-- BEGIN --

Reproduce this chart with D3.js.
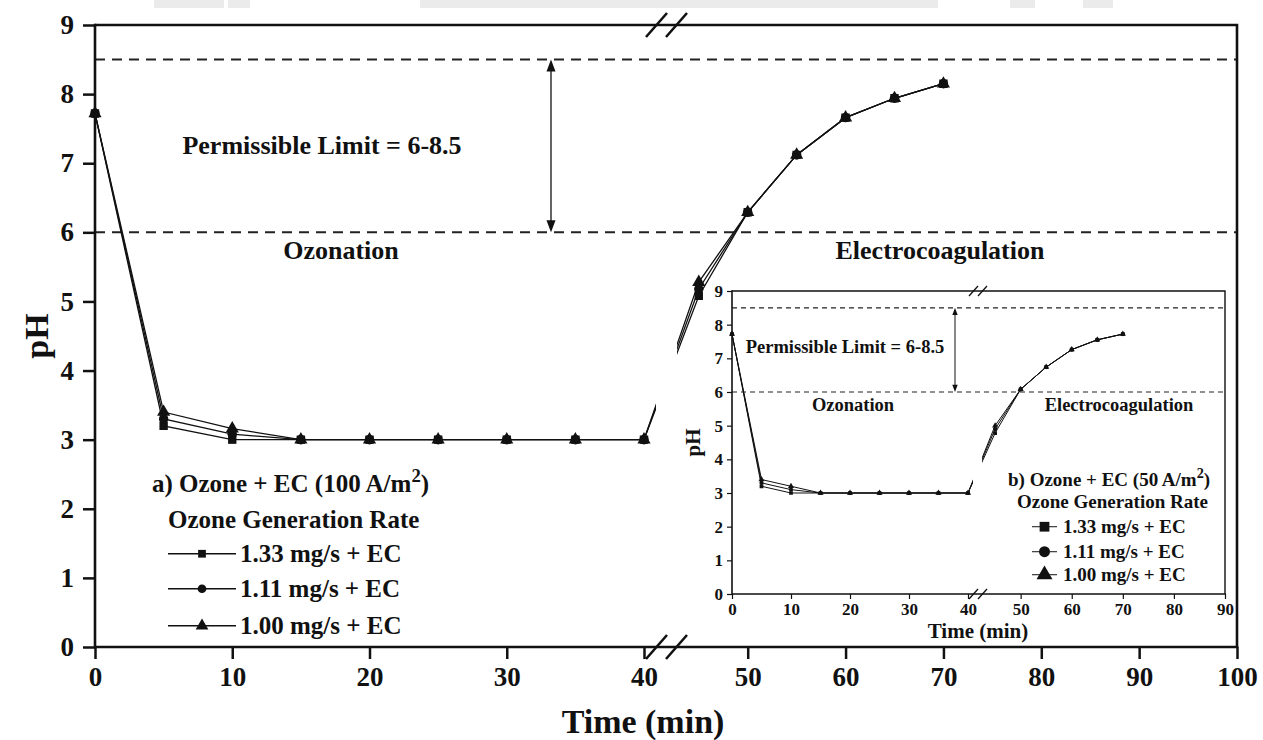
<!DOCTYPE html>
<html>
<head>
<meta charset="utf-8">
<script src="https://cdn.jsdelivr.net/npm/d3@7"></script>
<style>
  html, body { margin: 0; padding: 0; background: #fff; }
  svg { display: block; }
  text { font-family: "Liberation Serif", "Times New Roman", serif; font-weight: bold; fill: #111; }
</style>
</head>
<body>
<svg id="chart" width="1263" height="740"></svg>
<script>
// Sampling times (min)
const times = [0, 5, 10, 15, 20, 25, 30, 35, 40, 45, 50, 55, 60, 65, 70];

// pH, ozone + EC at 100 A/m2
const phA_133 = [7.72, 3.20, 3.00, 3.00, 3.00, 3.00, 3.00, 3.00, 3.00, 5.08, 6.29, 7.12, 7.66, 7.94, 8.15];
const phA_111 = [7.72, 3.30, 3.08, 3.00, 3.00, 3.00, 3.00, 3.00, 3.00, 5.18, 6.29, 7.12, 7.66, 7.94, 8.15];
const phA_100 = [7.72, 3.40, 3.16, 3.00, 3.00, 3.00, 3.00, 3.00, 3.00, 5.28, 6.29, 7.12, 7.66, 7.94, 8.15];

// pH, ozone + EC at 50 A/m2
const phB_133 = [7.72, 3.20, 3.00, 3.00, 3.00, 3.00, 3.00, 3.00, 3.00, 4.78, 6.08, 6.74, 7.26, 7.55, 7.72];
const phB_111 = [7.72, 3.30, 3.10, 3.00, 3.00, 3.00, 3.00, 3.00, 3.00, 4.90, 6.08, 6.74, 7.26, 7.55, 7.72];
const phB_100 = [7.72, 3.40, 3.20, 3.00, 3.00, 3.00, 3.00, 3.00, 3.00, 5.00, 6.08, 6.74, 7.26, 7.55, 7.72];

const seriesLabels = ["1.33 mg/s + EC", "1.11 mg/s + EC", "1.00 mg/s + EC"];
const limits = [6, 8.5];

// Tick labels
const yTicks = [0, 1, 2, 3, 4, 5, 6, 7, 8, 9];
const xTicksLeft = [0, 10, 20, 30, 40];
const xTicksRightMain = [50, 60, 70, 80, 90, 100];
const xTicksRightInset = [50, 60, 70, 80, 90];

const symbols = [d3.symbolSquare, d3.symbolCircle, d3.symbolTriangle];

const svg = d3.select("#chart");

// faint band along the top edge
const band = svg.append("g").attr("fill", "#ebebeb");
[[420, 518], [154, 70], [228, 22], [1010, 25], [1083, 30]].forEach(([x, w]) => {
  band.append("rect").attr("x", x).attr("y", 0).attr("width", w).attr("height", 8);
});

// Draws one broken-axis panel
function panel(opt) {
  const g = svg.append("g");
  const xL = d3.scaleLinear().domain([0, 40]).range(opt.xLeftRange);
  const xR = d3.scaleLinear().domain([44, opt.xMax]).range(opt.xRightRange);
  const xAt = t => (t <= 40 ? xL(t) : xR(t));
  const y = d3.scaleLinear().domain([0, 9]).range(opt.yRange);
  const [x0, x1] = [opt.xLeftRange[0], opt.xRightRange[1]];
  const [yB, yT] = opt.yRange;

  if (opt.fill) {
    g.append("rect").attr("x", x0).attr("y", yT).attr("width", x1 - x0).attr("height", yB - yT).attr("fill", "#fff");
  }

  // clip hides the series inside the break gap
  const clipId = "clip" + opt.id;
  const cp = svg.append("clipPath").attr("id", clipId);
  cp.append("rect").attr("x", x0 - 20).attr("y", yT - 20).attr("width", xL(40) + opt.gapL - (x0 - 20)).attr("height", yB - yT + 40);
  cp.append("rect").attr("x", xR(44) - opt.gapR).attr("y", yT - 20).attr("width", x1 + 20 - (xR(44) - opt.gapR)).attr("height", yB - yT + 40);

  // limit lines
  limits.forEach(v => {
    g.append("line").attr("x1", x0).attr("x2", x1).attr("y1", y(v)).attr("y2", y(v))
      .attr("stroke", "#222").attr("stroke-width", opt.dashW).attr("stroke-dasharray", opt.dash);
  });

  // double-headed arrow between the limits
  const ax = opt.arrowX;
  const ah = opt.arrowHead;
  g.append("line").attr("x1", ax).attr("x2", ax).attr("y1", y(8.5) + ah).attr("y2", y(6) - ah)
    .attr("stroke", "#111").attr("stroke-width", opt.lineW);
  g.append("path").attr("d", `M${ax},${y(8.5)} l${-ah * 0.45},${ah * 1.2} l${ah * 0.9},0 Z`).attr("fill", "#111");
  g.append("path").attr("d", `M${ax},${y(6)} l${-ah * 0.45},${-ah * 1.2} l${ah * 0.9},0 Z`).attr("fill", "#111");

  // annotations
  const ann = g.append("g").attr("font-size", opt.annSize);
  ann.append("text").attr("x", opt.permX).attr("y", opt.permY).attr("text-anchor", "middle").text("Permissible Limit = 6-8.5");
  ann.append("text").attr("x", opt.ozoX).attr("y", opt.phaseY).attr("text-anchor", "middle").text("Ozonation");
  ann.append("text").attr("x", opt.ecX).attr("y", opt.phaseY).attr("text-anchor", "middle").text("Electrocoagulation");

  // series
  const line = d3.line().x((d, i) => xAt(times[i])).y(d => y(d));
  const sg = g.append("g").attr("clip-path", `url(#${clipId})`);
  opt.series.forEach(vals => {
    sg.append("path").attr("d", line(vals)).attr("fill", "none").attr("stroke", "#111").attr("stroke-width", opt.lineW);
  });
  opt.series.forEach((vals, k) => {
    sg.append("g").selectAll("path").data(vals).join("path")
      .attr("transform", (d, i) => `translate(${xAt(times[i])},${y(d)})`)
      .attr("d", d3.symbol().type(symbols[k]).size(opt.markSize[k]))
      .attr("fill", "#111");
  });

  // axes
  const axG = g.append("g");
  const yAxis = axG.append("g").attr("transform", `translate(${x0},0)`)
    .call(d3.axisLeft(y).tickValues(yTicks).tickSize(opt.tickLen).tickPadding(opt.tickPad).tickFormat(d3.format("d")));
  const xAxL = axG.append("g").attr("transform", `translate(0,${yB})`)
    .call(d3.axisBottom(xL).tickValues(xTicksLeft).tickSize(opt.tickLen).tickPadding(opt.tickPadX).tickFormat(d3.format("d")));
  const xAxR = axG.append("g").attr("transform", `translate(0,${yB})`)
    .call(d3.axisBottom(xR).tickValues(opt.xTicksRight).tickSize(opt.tickLen).tickPadding(opt.tickPadX).tickFormat(d3.format("d")));
  [yAxis, xAxL, xAxR].forEach(a => {
    a.attr("font-size", opt.tickSize).attr("font-family", null);
    a.select(".domain").remove();
    a.selectAll("line").attr("stroke", "#111").attr("stroke-width", opt.tickW);
    a.selectAll("text").attr("fill", "#111");
  });

  // frame
  const fr = g.append("g").attr("stroke", "#111").attr("stroke-width", opt.frameW).attr("fill", "none");
  fr.append("path").attr("d", `M${x0},${yT} L${x0},${yB} L${x1},${yB}`).attr("stroke-linecap", "square");
  fr.append("path").attr("d", `M${x0},${yT} L${x1},${yT} L${x1},${yB}`).attr("stroke-width", opt.frameTopW);

  // break marks on bottom and top
  const bx = xL(40) + opt.slashOff;
  [yB, yT].forEach(yy => {
    [0, opt.slashGap].forEach(dx => {
      fr.append("line").attr("x1", bx + dx).attr("y1", yy + opt.slashH / 2)
        .attr("x2", bx + dx + opt.slashW).attr("y2", yy - opt.slashH / 2)
        .attr("stroke-width", opt.slashStroke);
    });
  });

  // axis titles
  g.append("text").attr("font-size", opt.titleSize)
    .attr("transform", `translate(${opt.yTitleX},${(yB + yT) / 2}) rotate(-90)`)
    .attr("text-anchor", "middle").text("pH");
  g.append("text").attr("font-size", opt.titleSize).attr("x", opt.xTitleX).attr("y", opt.xTitleY)
    .attr("text-anchor", "middle").text("Time (min)");

  // legend
  const lg = g.append("g").attr("font-size", opt.legSize);
  const t = lg.append("text").attr("x", opt.legTitleX).attr("y", opt.legY[0]);
  t.append("tspan").text(opt.legTitle);
  t.append("tspan").attr("font-size", opt.legSize * 0.75).attr("dy", -opt.legSize * 0.4).text("2");
  t.append("tspan").attr("dy", opt.legSize * 0.4).text(")");
  lg.append("text").attr("x", opt.legSubX).attr("y", opt.legY[1]).text("Ozone Generation Rate");
  seriesLabels.forEach((lab, k) => {
    const cy = opt.legY[2 + k] - opt.legSize * 0.33;
    lg.append("line").attr("x1", opt.legLine[0]).attr("x2", opt.legLine[1]).attr("y1", cy).attr("y2", cy)
      .attr("stroke", "#111").attr("stroke-width", opt.lineW);
    lg.append("path").attr("transform", `translate(${(opt.legLine[0] + opt.legLine[1]) / 2},${cy})`)
      .attr("d", d3.symbol().type(symbols[k]).size(opt.legMark[k])).attr("fill", "#111");
    lg.append("text").attr("x", opt.legTextX).attr("y", opt.legY[2 + k]).text(lab);
  });
}

// a) main chart
panel({
  id: "A",
  series: [phA_133, phA_111, phA_100],
  xLeftRange: [95, 644], xRightRange: [689, 1237], xMax: 100,
  yRange: [647, 25],
  xTicksRight: xTicksRightMain,
  gapL: 12, gapR: 12,
  dash: "10,7", dashW: 2,
  arrowX: 551, arrowHead: 10,
  annSize: 26, permX: 322, permY: 154, ozoX: 341, ecX: 940, phaseY: 259,
  lineW: 1.3, markSize: [70, 70, 75],
  tickSize: 27, tickLen: 12, tickPad: 9, tickPadX: 8, tickW: 2.5,
  frameW: 2.6, frameTopW: 2.6,
  slashOff: 2, slashGap: 20, slashW: 21, slashH: 24, slashStroke: 2.5,
  titleSize: 34, yTitleX: 48, xTitleX: 643, xTitleY: 733,
  legSize: 25, legTitle: "a) Ozone + EC (100 A/m", legTitleX: 152, legSubX: 168,
  legY: [492, 528, 562, 597, 634], legLine: [168, 236], legTextX: 240, legMark: [60, 60, 70]
});

// b) inset chart
panel({
  id: "B",
  fill: true,
  series: [phB_133, phB_111, phB_100],
  xLeftRange: [732, 968], xRightRange: [990, 1225], xMax: 90,
  yRange: [594, 291],
  xTicksRight: xTicksRightInset,
  gapL: 5, gapR: 8,
  dash: "5,4", dashW: 1.2,
  arrowX: 955, arrowHead: 6,
  annSize: 18.5, permX: 845, permY: 353, ozoX: 853, ecX: 1119, phaseY: 411,
  lineW: 1, markSize: [14, 14, 16],
  tickSize: 17, tickLen: 5, tickPad: 4, tickPadX: 4, tickW: 1.2,
  frameW: 1.6, frameTopW: 1.4,
  slashOff: 1, slashGap: 9, slashW: 9, slashH: 10, slashStroke: 1.3,
  titleSize: 21, yTitleX: 700, xTitleX: 978, xTitleY: 638,
  legSize: 19, legTitle: "b) Ozone + EC (50 A/m", legTitleX: 1008, legSubX: 1017,
  legY: [486, 508, 533, 558, 581], legLine: [1032, 1057], legTextX: 1063, legMark: [95, 95, 110]
});
</script>
</body>
</html>
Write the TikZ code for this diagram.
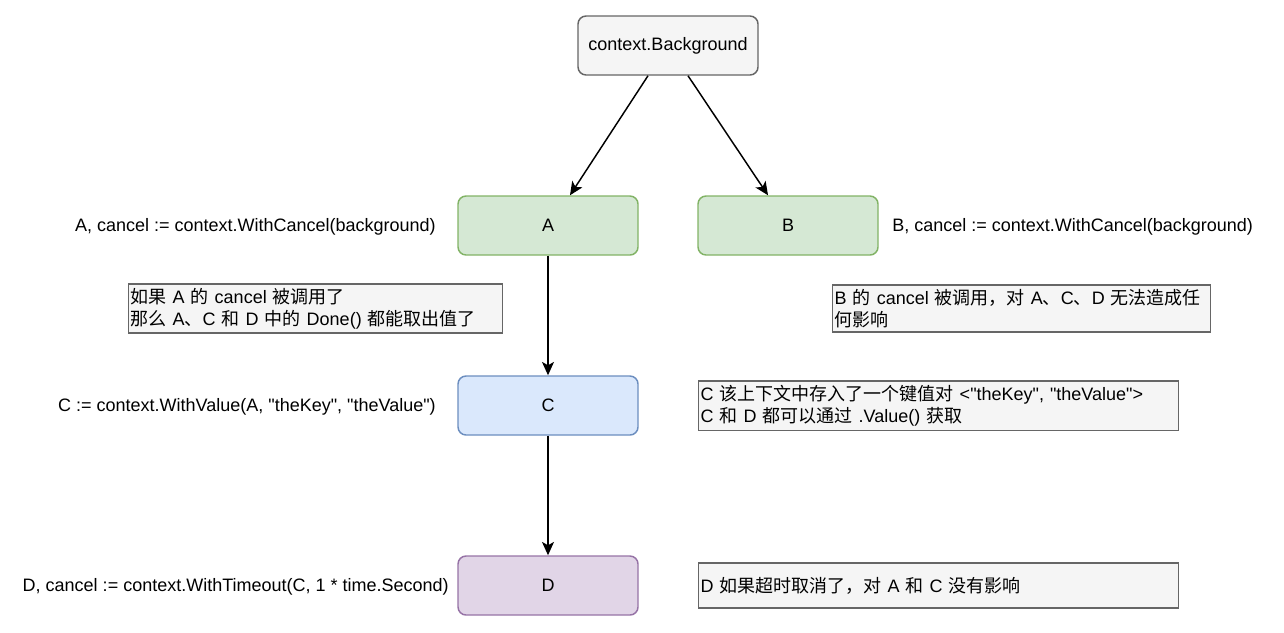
\documentclass[tikz,border=0pt]{standalone}
\usepackage{fontspec}
\setmainfont{Liberation Sans}
\newfontfamily\zhfont{Noto Sans CJK SC}
\newcommand{\zh}[1]{{\zhfont #1}}
\newcommand{\q}[1]{\textquotedbl#1\textquotedbl}
\usetikzlibrary{calc,arrows.meta}

\definecolor{bgfill}{HTML}{F5F5F5}
\definecolor{bgline}{HTML}{666666}
\definecolor{greenfill}{HTML}{D5E8D4}
\definecolor{greenline}{HTML}{82B366}
\definecolor{bluefill}{HTML}{DAE8FC}
\definecolor{blueline}{HTML}{6C8EBF}
\definecolor{purplefill}{HTML}{E1D5E7}
\definecolor{purpleline}{HTML}{9673A6}

\begin{document}
\begin{tikzpicture}[x=0.75pt,y=-0.75pt,
  every node/.style={font=\fontsize{13.5pt}{16.2pt}\selectfont},
  ctx/.style={draw=#1line,fill=#1fill,line width=1.1pt,rounded corners=6pt,
    minimum width=135pt,minimum height=44.25pt},
  note/.style={draw=bgline,fill=bgfill,line width=1.1pt,anchor=west,align=left,
    inner xsep=1.5pt,text width=#1-3pt,minimum width=#1,minimum height=33.75pt},
  lbl/.style={anchor=#1,inner sep=0pt},
  arr/.style={-{Stealth[length=10pt,width=9pt,inset=2.5pt]},line width=1.1pt}]
  \useasboundingbox (0,0) rectangle (1284,632);

  \node[ctx=bg] (bg) at (668,45.5) {context.Background};
  \node[ctx=green] (a) at (548,225.5) {A};
  \node[ctx=green] (b) at (788,225.5) {B};
  \node[ctx=blue] (c) at (548,405.5) {C};
  \node[ctx=purple] (d) at (548,585.5) {D};

  \draw[arr] ($(bg.south)+(-20,0)$) -- ($(a.north)+(22,0)$);
  \draw[arr] ($(bg.south)+(20,0)$) -- ($(b.north)+(-20,0)$);
  \draw[arr] (a) -- (c);
  \draw[arr] (c) -- (d);

  \node[lbl=east] (alabel) at (436,227) {A, cancel := context.WithCancel(background)};
  \node[lbl=west] (blabel) at (892,227) {B, cancel := context.WithCancel(background)};
  \node[lbl=east] (clabel) at (436,407) {C := context.WithValue(A, \q{theKey}, \q{theValue})};
  \node[lbl=east] (dlabel) at (449,587) {D, cancel := context.WithTimeout(C, 1 * time.Second)};

  \node[note=280.5pt] (anote) at (128,308.5)
    {\zh{如果} A \zh{的} cancel \zh{被调用了}\\\zh{那么} A\zh{、}C \zh{和} D \zh{中的} Done() \zh{都能取出值了}};
  \node[note=283.5pt] (bnote) at (832,308.5)
    {B \zh{的} cancel \zh{被调用，对} A\zh{、}C\zh{、}D \zh{无法造成任}\\\zh{何影响}};
  \node[note=360pt] (cnote) at (698,405.5)
    {C \zh{该上下文中存入了一个键值对} <\q{theKey}, \q{theValue}>\\C \zh{和} D \zh{都可以通过} .Value() \zh{获取}};
  \node[note=360pt] (dnote) at (698,585.5)
    {D \zh{如果超时取消了，对} A \zh{和} C \zh{没有影响}};
\end{tikzpicture}
\end{document}
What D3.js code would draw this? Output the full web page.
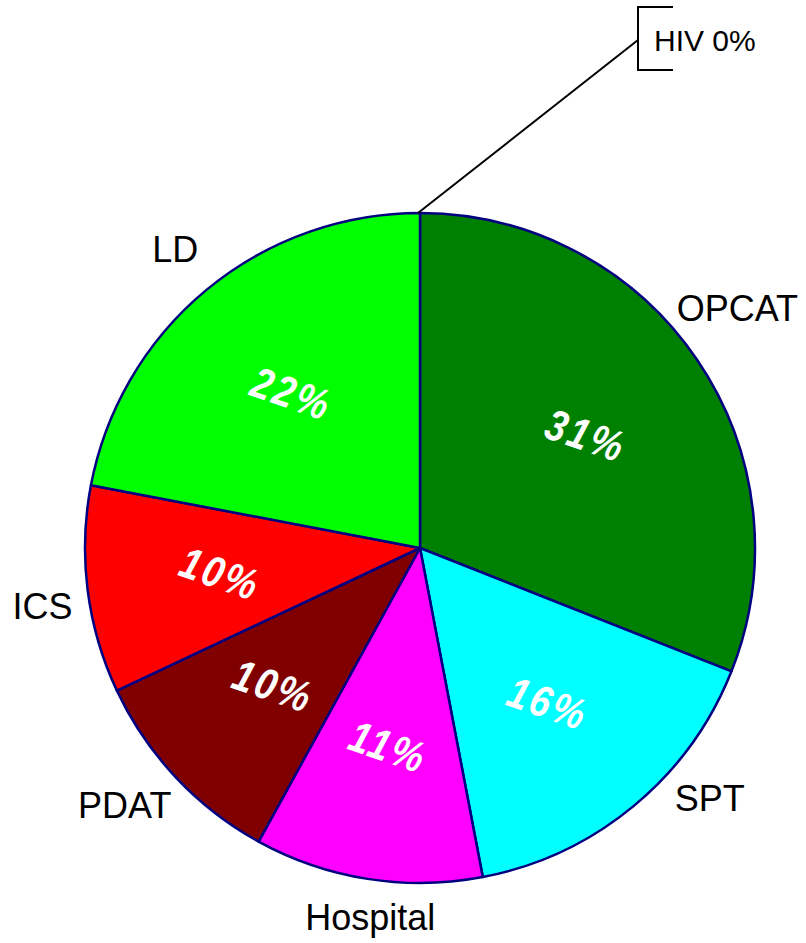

-- END --

## Given task
Leave out the pictures. Transcribe only the lines above, from the first through the one that contains "60, 65, 70];".

## Worked answer
Reproduce this chart with D3.js.
<!DOCTYPE html>
<html>
<head>
<meta charset="utf-8">
<script src="https://cdn.jsdelivr.net/npm/d3@7"></script>
<style>
  html, body { margin: 0; padding: 0; background: #fff; }
  svg { display: block; }
  text { font-family: "Liberation Serif", "Times New Roman", serif; font-weight: bold; fill: #111; }
</style>
</head>
<body>
<svg id="chart" width="1263" height="740"></svg>
<script>
// Sampling times (min)
const times = [0, 5, 10, 15, 20, 25, 30, 35, 40, 45, 50, 55, 60, 65, 70];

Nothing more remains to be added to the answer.